The portfolio” Becoming Transparent” proposes a new way of thinking about the old theme of melancholia in art, considering the contemporary aesthetics of disengagement and mental trauma. The subjects in my work are self-absorbed, split in self-seeing, the mind arrested in delusions, alienated, rejected and wounded. These subjects face the anguish of the mind that spreads throughout the body, leading to disconnection and isolation. The figures often seem to be monolithic, inert but are also dynamic through bursts of emotion.

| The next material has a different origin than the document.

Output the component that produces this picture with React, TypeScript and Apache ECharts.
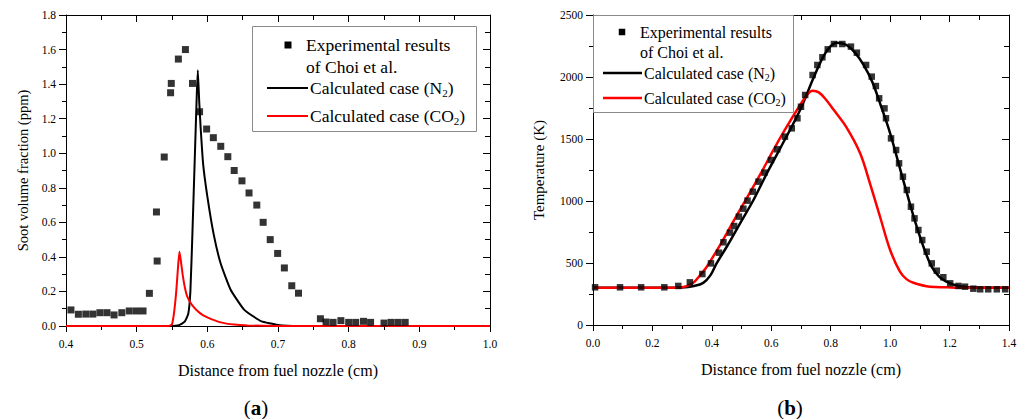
import React, { useEffect, useRef } from "react";
import * as echarts from "echarts";

const FONT = "Liberation Serif";

// ---------- (a) soot volume fraction ----------
const sootExperimental: [number, number][] = [
  [0.407, 0.093], [0.4175, 0.068], [0.428, 0.069], [0.438, 0.069], [0.448, 0.077],
  [0.458, 0.077], [0.468, 0.064], [0.479, 0.077], [0.4895, 0.087], [0.4995, 0.087],
  [0.509, 0.087], [0.518, 0.189], [0.528, 0.66], [0.529, 0.376], [0.539, 0.978],
  [0.548, 1.35], [0.549, 1.404], [0.559, 1.545], [0.569, 1.6], [0.579, 1.404],
  [0.589, 1.24], [0.599, 1.14], [0.6085, 1.09], [0.619, 1.04], [0.629, 0.98],
  [0.638, 0.9], [0.649, 0.84], [0.659, 0.77], [0.67, 0.7], [0.679, 0.6],
  [0.689, 0.5], [0.6995, 0.42], [0.709, 0.336], [0.7195, 0.233], [0.729, 0.19],
  [0.76, 0.042], [0.768, 0.023], [0.778, 0.021], [0.789, 0.031], [0.8, 0.021],
  [0.81, 0.021], [0.821, 0.027], [0.831, 0.021], [0.85, 0.017], [0.86, 0.021],
  [0.87, 0.021], [0.88, 0.021],
];
const sootN2: [number, number][] = [
  [0.4, 0], [0.55, 0], [0.56, 0.005], [0.568, 0.025], [0.573, 0.07], [0.576, 0.2],
  [0.579, 0.55], [0.582, 0.94], [0.585, 1.33], [0.5865, 1.48], [0.5885, 1.3],
  [0.5905, 1.15], [0.594, 0.94], [0.6, 0.75], [0.609, 0.53], [0.619, 0.36],
  [0.633, 0.21], [0.652, 0.095], [0.676, 0.028], [0.7, 0.006], [0.73, 0], [1.0, 0],
];
const sootCO2: [number, number][] = [
  [0.4, 0], [0.545, 0], [0.55, 0.01], [0.553, 0.08], [0.556, 0.2], [0.5585, 0.34],
  [0.5605, 0.43], [0.5625, 0.38], [0.565, 0.3], [0.568, 0.227], [0.5716, 0.17],
  [0.5787, 0.12], [0.59, 0.073], [0.6, 0.05], [0.619, 0.021], [0.638, 0.008],
  [0.657, 0.003], [0.7, 0], [1.0, 0],
];

// ---------- (b) temperature ----------
const tempExperimental: [number, number][] = [
  [0.007, 304], [0.091, 304], [0.162, 304], [0.24, 304], [0.287, 315], [0.326, 344],
  [0.368, 411], [0.397, 497], [0.424, 583], [0.439, 667], [0.461, 745], [0.475, 798],
  [0.491, 874], [0.506, 938], [0.52, 1003], [0.538, 1075], [0.557, 1156], [0.577, 1229],
  [0.599, 1331], [0.62, 1417], [0.646, 1519], [0.669, 1586], [0.688, 1667], [0.70, 1760],
  [0.714, 1855], [0.739, 2016], [0.755, 2097], [0.772, 2159], [0.79, 2223], [0.811, 2266],
  [0.839, 2266], [0.868, 2245], [0.888, 2196], [0.919, 2097], [0.938, 2003], [0.952, 1927],
  [0.963, 1828], [0.981, 1747], [0.986, 1667], [1.003, 1505], [1.02, 1411], [1.03, 1304],
  [1.043, 1196], [1.056, 1089], [1.07, 954], [1.082, 860], [1.095, 766], [1.108, 685],
  [1.123, 591], [1.14, 497], [1.157, 438], [1.179, 385], [1.202, 336], [1.23, 315],
  [1.252, 309], [1.28, 293], [1.303, 288], [1.33, 288], [1.359, 288], [1.387, 288],
];
const tempN2: [number, number][] = [
  [0, 300], [0.25, 300], [0.3, 302], [0.34, 315], [0.371, 340], [0.395, 400],
  [0.416, 497], [0.45, 631], [0.495, 820], [0.54, 1008], [0.585, 1223], [0.629, 1420],
  [0.697, 1734], [0.7415, 1990], [0.775, 2164], [0.798, 2245], [0.82, 2277],
  [0.85, 2262], [0.88, 2200], [0.91, 2100], [0.94, 1960], [0.97, 1760], [1.0, 1546],
  [1.044, 1169], [1.0895, 793], [1.134, 497], [1.165, 390], [1.19, 349], [1.22, 320],
  [1.245, 309], [1.3, 301], [1.4, 300],
];
const tempCO2: [number, number][] = [
  [0, 300], [0.25, 300], [0.3, 305], [0.3375, 341], [0.36, 400], [0.383, 470],
  [0.4275, 645], [0.472, 833], [0.517, 1022], [0.562, 1210], [0.607, 1411],
  [0.652, 1599], [0.697, 1774], [0.72, 1855], [0.739, 1890], [0.76, 1876], [0.785, 1815],
  [0.81, 1735], [0.854, 1590], [0.899, 1385], [0.932, 1143], [0.966, 873], [1.0, 605],
  [1.033, 430], [1.055, 370], [1.078, 341], [1.134, 309], [1.19, 304], [1.25, 300],
  [1.4, 300],
];

const seriesNames = ["Experimental results of Choi et al.", "Calculated case (N2)", "Calculated case (CO2)"];
const legendLine1 = "Experimental results";
const legendLine2 = "of Choi et al.";

function mainAxisX(min: number, max: number, interval: number, gridIndex: number) {
  return {
    type: "value", gridIndex, min, max, interval, position: "bottom",
    name: "Distance from fuel nozzle (cm)", nameLocation: "middle", nameGap: 36,
    nameTextStyle: { fontFamily: FONT, fontSize: 16, color: "#000" },
    axisLine: { show: true, onZero: false, lineStyle: { color: "#000", width: 1 } },
    axisTick: { show: true, inside: false, length: 6, lineStyle: { color: "#000", width: 1 } },
    minorTick: { show: true, splitNumber: 2, length: 4, lineStyle: { color: "#000", width: 1 } },
    axisLabel: { fontFamily: FONT, fontSize: 11.5, color: "#000", margin: 12, formatter: (v: number) => v.toFixed(1) },
    splitLine: { show: false },
  };
}
function mirrorAxis(type: "x" | "y", min: number, max: number, interval: number, gridIndex: number) {
  return {
    type: "value", gridIndex, min, max, interval, position: type === "x" ? "top" : "right",
    axisLine: { show: true, onZero: false, lineStyle: { color: "#000", width: 1 } },
    axisTick: { show: true, inside: true, length: 7, lineStyle: { color: "#000", width: 1 } },
    minorTick: { show: true, splitNumber: 2, length: 5, lineStyle: { color: "#000", width: 1 } },
    axisLabel: { show: false },
    splitLine: { show: false },
  };
}
function mainAxisY(min: number, max: number, interval: number, gridIndex: number, name: string, nameGap: number, nameSize: number, digits: number) {
  return {
    type: "value", gridIndex, min, max, interval, position: "left",
    name, nameLocation: "middle", nameGap,
    nameTextStyle: { fontFamily: FONT, fontSize: nameSize, color: "#000" },
    axisLine: { show: true, onZero: false, lineStyle: { color: "#000", width: 1 } },
    axisTick: { show: true, inside: false, length: 7, lineStyle: { color: "#000", width: 1 } },
    minorTick: { show: true, splitNumber: 2, length: 4, lineStyle: { color: "#000", width: 1 } },
    axisLabel: { fontFamily: FONT, fontSize: 11.5, color: "#000", margin: 10, formatter: (v: number) => v.toFixed(digits) },
    splitLine: { show: false },
  };
}

function legendGraphic(o: {
  left: number; top: number; width: number; height: number; fs: number; sub: number;
  symX: number; symSize: number; textX: number; calcX: number; y1: number; y2: number; y3: number; y4: number;
  lx1: number; lx2: number; lw: number;
}) {
  const rich = {
    t: { fontSize: o.fs, fontFamily: FONT, fill: "#000", lineHeight: o.fs + 3 },
    s: { fontSize: o.sub, fontFamily: FONT, fill: "#000", verticalAlign: "bottom" },
  };
  const txt = (x: number, y: number, text: string) => ({
    type: "text", z: 101,
    style: { x, y, text, rich, fontSize: o.fs, fontFamily: FONT, fill: "#000", align: "left", verticalAlign: "middle" },
  });
  return {
    type: "group", z: 100,
    children: [
      { type: "rect", z: 100, shape: { x: o.left + 0.5, y: o.top + 0.5, width: o.width, height: o.height }, style: { fill: "#fff", stroke: "#8a8a8a", lineWidth: 1 } },
      { type: "rect", z: 101, shape: { x: o.symX - o.symSize / 2, y: o.y1 - o.symSize / 2, width: o.symSize, height: o.symSize }, style: { fill: "#000" } },
      txt(o.textX, o.y1, `{t|${legendLine1}}`),
      txt(o.textX, o.y2, `{t|${legendLine2}}`),
      { type: "line", z: 101, shape: { x1: o.lx1, y1: o.y3, x2: o.lx2, y2: o.y3 }, style: { stroke: "#000", lineWidth: o.lw } },
      txt(o.calcX, o.y3, "{t|Calculated case (N}{s|2}{t|)}"),
      { type: "line", z: 101, shape: { x1: o.lx1, y1: o.y4, x2: o.lx2, y2: o.y4 }, style: { stroke: "#ff0000", lineWidth: o.lw } },
      txt(o.calcX, o.y4, "{t|Calculated case (CO}{s|2}{t|)}"),
    ],
  };
}

function caption(letter: string, x: number, y: number) {
  return {
    type: "text", z: 100,
    style: {
      x, y, text: `{p|(}{b|${letter}}{p|)}`, align: "center", verticalAlign: "middle",
      rich: {
        p: { fontSize: 21, fontFamily: FONT, fill: "#000" },
        b: { fontSize: 21, fontFamily: FONT, fontWeight: "bold", fill: "#000" },
      },
    },
  };
}

export default function App() {
  const ref = useRef<HTMLDivElement>(null);
  useEffect(() => {
    if (!ref.current) return;
    const chart = echarts.init(ref.current, undefined, { renderer: "svg" });
    chart.setOption({
      animation: false,
      backgroundColor: "#fff",
      textStyle: { fontFamily: FONT },
      grid: [
        { left: 66, top: 15, width: 424, height: 311, containLabel: false },
        { left: 593, top: 15, width: 416, height: 310, containLabel: false },
      ],
      xAxis: [
        mainAxisX(0.4, 1.0, 0.1, 0),
        mirrorAxis("x", 0.4, 1.0, 0.1, 0),
        mainAxisX(0, 1.4, 0.2, 1),
        mirrorAxis("x", 0, 1.4, 0.2, 1),
      ],
      yAxis: [
        mainAxisY(0, 1.8, 0.2, 0, "Soot volume fraction (ppm)", 36, 14.5, 1),
        mirrorAxis("y", 0, 1.8, 0.2, 0),
        mainAxisY(0, 2500, 500, 1, "Temperature (K)", 47, 15, 0),
        mirrorAxis("y", 0, 2500, 500, 1),
      ],
      series: [
        { name: seriesNames[1], type: "line", xAxisIndex: 0, yAxisIndex: 0, data: sootN2, showSymbol: false, symbol: "none", smooth: 0.15, lineStyle: { color: "#000", width: 2 }, z: 2 },
        { name: seriesNames[2], type: "line", xAxisIndex: 0, yAxisIndex: 0, data: sootCO2, showSymbol: false, symbol: "none", smooth: 0.15, lineStyle: { color: "#ff0000", width: 2 }, z: 3 },
        { name: seriesNames[0], type: "scatter", xAxisIndex: 0, yAxisIndex: 0, data: sootExperimental, symbol: "rect", symbolSize: 7, itemStyle: { color: "#000" }, z: 4 },
        { name: seriesNames[1], type: "line", xAxisIndex: 2, yAxisIndex: 2, data: tempN2, showSymbol: false, symbol: "none", smooth: 0.35, lineStyle: { color: "#000", width: 2.5 }, z: 2 },
        { name: seriesNames[2], type: "line", xAxisIndex: 2, yAxisIndex: 2, data: tempCO2, showSymbol: false, symbol: "none", smooth: 0.35, lineStyle: { color: "#ff0000", width: 2.5 }, z: 3 },
        { name: seriesNames[0], type: "scatter", xAxisIndex: 2, yAxisIndex: 2, data: tempExperimental, symbol: "rect", symbolSize: 6.5, itemStyle: { color: "#000" }, z: 4 },
      ],
      graphic: [
        legendGraphic({ left: 252, top: 26, width: 224, height: 105, fs: 17.5, sub: 11, symX: 288, symSize: 7, textX: 306, calcX: 310, y1: 45, y2: 67, y3: 88, y4: 116, lx1: 267, lx2: 308, lw: 2 }),
        legendGraphic({ left: 593, top: 15, width: 200, height: 97, fs: 16, sub: 10, symX: 622, symSize: 6.5, textX: 640, calcX: 644, y1: 32, y2: 52, y3: 73, y4: 98, lx1: 603, lx2: 642, lw: 2.5 }),
        caption("a", 256, 408),
        caption("b", 790, 408),
      ],
    });
    return () => chart.dispose();
  }, []);
  return <div ref={ref} style={{ position: "fixed", left: 0, top: 0, width: 1027, height: 419, background: "#fff" }} />;
}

As a scientist on one hand and mental/emotional exhibitionist on the other, my goal is to communicate my observations on the internal workings of the mind through enactments. This articulation allows me not only to state the facts, but to confess, to become less obscure, to become transparent in order to self-heal. Addressing depression from an artistic standpoint and using the human figure as a symbol, my work is informed by new research in cognitive and behavioral science, as well as by contemporary feminist theory and critical strategies in the field of woman’s subjectivity.

Grace / No Grace

I am interested in the qualities of the material I use. The paintings are executed on sheets of plastic. Covering the transparent film with the paint and scratching it toward transparency, stands for the interplay between light and the opacity, the real and the illusive, the chance and the consistency. Things are not left to chance, nor held to process. Consistent is always an impulse or an idea that stays with a painting and drives it, from its beginning to the end. This is the type of concept that makes my attempt toward minimal expression my own simple and meditative art. The work indicates three paths I am working along, one path of transparency, one of color rather no color and one of pattern. The work reveals that these three paths converge in advantageous way and often seem to be inseparable.